Saturday 5 July 2014

Respite. Me style.

Over the last few days I've done some serious blogs. So, to lighten the mood, some "comedy".

Middle lane drivers eh? Grrr (shakes fist). Women parking? Grrrr (fist is tired from the previous shaking so I merely imply a shake. Like an old man at a urinal. Buh-dum ch)! My mother in law is so fat she was the before picture on the Subway commercial (I genuinely just made that up!). It's funny because i haven't got a mother in law.

It is from true pain and suffering that we derive our beauty. History bears this out. I'm obviously not referring to the above nonsense but lets see how this comes out. The obvious place to start is Wlfred Owen, Siegfried Sasson and the other great war poets. Classical music also supports this - the great works of Smetana (Ma Vlast), Weber and Wagner have all come from times of strife in their homelands whereas others use personal grief to help express themselves. Van Gogh is well know to have suffered, and, more contemporarily, we have the genius of Winehouse, Kobain, George Best and Zippy (who, as we all know, spunked a fortune on hookers and killed himself by having a particularly hot wash and forgetting to go in the tumble drier).

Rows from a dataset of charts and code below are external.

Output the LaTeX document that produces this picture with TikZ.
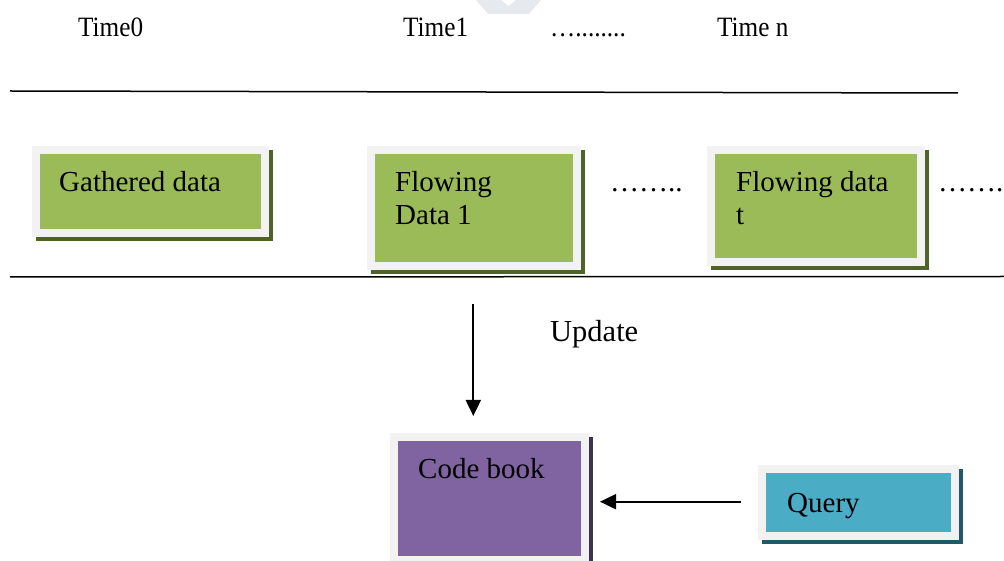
\documentclass[tikz,border=0pt]{standalone}
\usepackage{fontspec}
\setmainfont{Liberation Serif}
\usetikzlibrary{arrows.meta,backgrounds}
\definecolor{frameg}{HTML}{F2F2F2}
\definecolor{olivef}{HTML}{9BBB59}
\definecolor{olived}{HTML}{4F6228}
\definecolor{purpf}{HTML}{8064A2}
\definecolor{purpd}{HTML}{3F3151}
\definecolor{aquaf}{HTML}{4BACC6}
\definecolor{aquad}{HTML}{215968}
\definecolor{wmark}{HTML}{E6EAEE}
\newcommand{\narrowtxt}[1]{\scalebox{0.9}[1]{#1}}
\tikzset{
  boxbase/.style={draw=frameg, line width=8pt, inner sep=0pt, outer sep=0pt, rectangle},
  greenbox/.style={boxbase, fill=olivef},
  purplebox/.style={boxbase, fill=purpf},
  aquabox/.style={boxbase, fill=aquaf},
  boxtext/.style={anchor=base west, inner sep=0pt, font=\fontsize{29}{33}\selectfont, align=left},
  toptext/.style={anchor=base west, inner sep=0pt, font=\fontsize{28}{32}\selectfont},
  rule/.style={line width=1.5pt, black},
  flowarrow/.style={line width=2pt, -{Triangle[length=16pt,width=15pt]}},
}
\begin{document}
\begin{tikzpicture}[x=1pt,y=1pt]
\useasboundingbox (0,0) rectangle (1004,560);
% faint watermark
\fill[wmark] (476,560) -- (488,546) -- (529,546) -- (541,560) -- (516,560) -- (508.5,554) -- (501,560) -- cycle;
% time labels
\node[toptext] (t0) at (78,523) {\narrowtxt{Time0}};
\node[toptext] (t1) at (403,523) {\narrowtxt{Time1}};
\node[toptext] (tdots) at (550,523) {\narrowtxt{…........}};
\node[toptext] (tn) at (717,523) {\narrowtxt{Time n}};
% rules
\coordinate (r1a) at (10,469);
\coordinate (r1b) at (958,467);
\draw[rule] (r1a) -- (r1b);
\coordinate (r2a) at (10,283);
\coordinate (r2b) at (1004,283.5);
\draw[rule] (r2a) -- (r2b);
% boxes
\node[greenbox, minimum width=229pt, minimum height=83pt] (g0) at (150,368.5) {};
\node[greenbox, minimum width=206pt, minimum height=116.5pt] (g1) at (474,351.75) {};
\node[greenbox, minimum width=209.5pt, minimum height=112.5pt] (gt) at (815.75,353.75) {};
\node[purplebox, minimum width=191pt, minimum height=123pt] (cb) at (489.5,61.5) {};
\node[aquabox, minimum width=192.5pt, minimum height=66.5pt] (q) at (858.25,57.75) {};
\begin{scope}[on background layer]
  \foreach \n/\c in {g0/olived, g1/olived, gt/olived, cb/purpd, q/aquad}{
    \fill[\c] ([yshift=-8pt]\n.south west) rectangle ([xshift=8pt]\n.north east);
  }
\end{scope}
% box texts
\node[boxtext] (g0t) at (59,368) {Gathered data};
\node[boxtext] (g1t) at (395,335) {Flowing\\Data 1};
\node[boxtext] (gtt) at (736,335) {Flowing data\\t};
\node[boxtext] (cbt) at (418,82) {Code book};
\node[boxtext] (qt) at (787,48) {Query};
\node[boxtext] (d1) at (610,368) {……..};
\node[boxtext] (d2) at (938,368) {……..};
% update arrow
\coordinate (ua) at (473.3,256);
\coordinate (ub) at (473.3,144);
\draw[flowarrow] (ua) -- (ub);
\node[anchor=base west, inner sep=0pt, font=\fontsize{30.5}{34}\selectfont] (upd) at (550,218) {Update};
% query arrow
\coordinate (qa) at (741,58.3);
\coordinate (qb) at (600,58.3);
\draw[flowarrow] (qa) -- (qb);
\end{tikzpicture}
\end{document}
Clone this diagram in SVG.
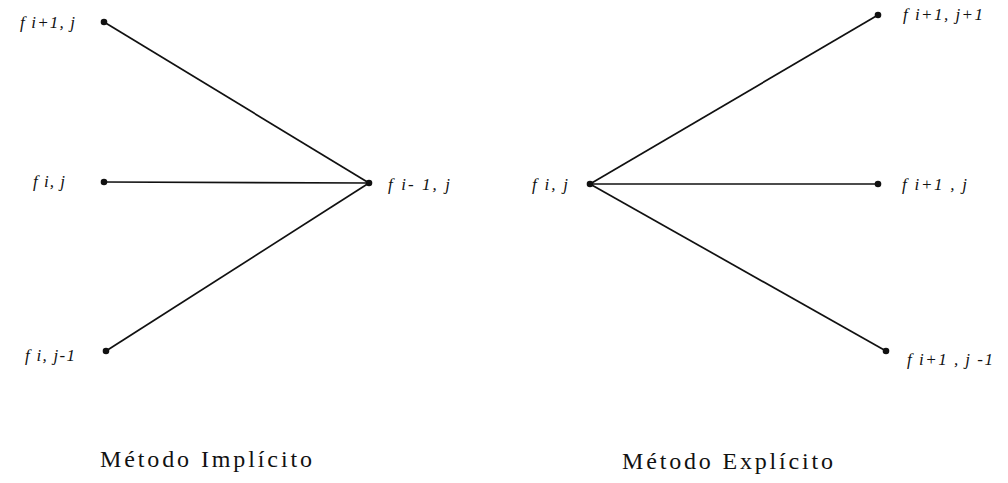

We all choose our place of solace. I find mine in a certain part of my head. A place where I can hide from the scary unicorns and piercing rainbows.Somewhere I am free to consider the possibility of bad grammar, dirty looks and anal fisting. Without the pain we cannot have the respite. Without the tears we cannot have our eyes opened again. Without the respite we cannot have the beauty. You will agree with this as soon as you stop reading and you think "thank fuck that's over".

One day all of our worlds will end and it is with hope that the world is a little better for me having left it.